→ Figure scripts
-- Start --

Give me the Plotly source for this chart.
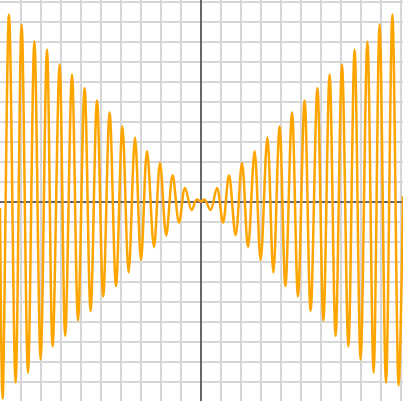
import plotly.graph_objects as go

# Extremes of the curve (x, y in axis units)
crest_x = [-9.60, -8.97, -8.33, -7.70, -7.07, -6.45, -5.82, -5.20, -4.57, -3.93,
           -3.30, -2.70, -2.05, -1.42, -0.80, -0.22,
           0.18, 0.80, 1.40, 2.05, 2.68, 3.32, 3.93, 4.55, 5.18, 5.82,
           6.43, 7.05, 7.68, 8.32, 8.93, 9.57]
crest_y = [9.37, 8.87, 8.04, 7.62, 6.87, 6.37, 5.70, 5.07, 4.48, 3.78,
           3.23, 2.54, 1.95, 1.34, 0.70, 0.12,
           0.12, 0.70, 1.34, 1.95, 2.54, 3.23, 3.78, 4.48, 5.08, 5.70,
           6.37, 6.87, 7.62, 8.03, 8.87, 9.37]
trough_x = [-9.92, -9.27, -8.65, -8.02, -7.42, -6.79, -6.15, -5.52, -4.89, -4.25,
            -3.62, -3.00, -2.35, -1.74, -1.10, -0.47,
            0.48, 1.10, 1.73, 2.35, 2.98, 3.62, 4.22, 4.85, 5.48, 6.12,
            6.73, 7.37, 7.98, 8.63, 9.25, 9.88]
trough_y = [-9.83, -9.03, -8.53, -7.88, -7.23, -6.70, -5.92, -5.45, -4.72, -4.20,
            -3.53, -2.90, -2.25, -1.67, -1.03, -0.40,
            -0.40, -1.03, -1.65, -2.25, -2.90, -3.53, -4.20, -4.72, -5.45, -5.92,
            -6.70, -7.23, -7.88, -8.53, -9.03, -9.17]
# curve ends and centre point
end_x = [-10.05, 0.0, 10.1]
end_y = [-0.3, 0.03, 0.3]

pts = sorted(zip(crest_x + trough_x + end_x, crest_y + trough_y + end_y))
xs = [p[0] for p in pts]
ys = [p[1] for p in pts]

fig = go.Figure()
fig.add_trace(go.Scatter(
    x=xs, y=ys, mode="lines",
    line=dict(color="#FFA500", width=2.5, shape="spline", smoothing=1.0),
    hoverinfo="skip", showlegend=False,
))

axis_common = dict(
    showgrid=True, gridcolor="#d6d6d6", gridwidth=2,
    zeroline=True, zerolinecolor="#666666", zerolinewidth=2,
    showticklabels=False, ticks="", dtick=1, tick0=0,
    showline=False, fixedrange=True,
)
fig.update_layout(
    width=403, height=401,
    margin=dict(l=0, r=0, t=0, b=0),
    paper_bgcolor="white", plot_bgcolor="white",
    xaxis=dict(range=[-10.05, 10.1], **axis_common),
    yaxis=dict(range=[-9.95, 10.1], **axis_common),
)
fig.write_html(
    "out.html",
    config={"displayModeBar": False},
    post_script="document.body.style.margin='0';document.body.style.overflow='hidden';",
)
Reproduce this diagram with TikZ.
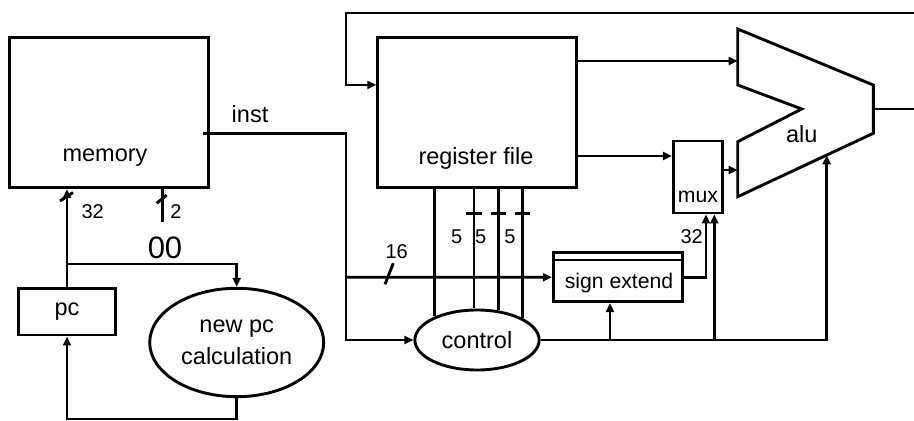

-- End --

Look through the listing and extract every line with "this" in it.

Give me the Plotly source for this chart.
Reproduce this diagram with TikZ.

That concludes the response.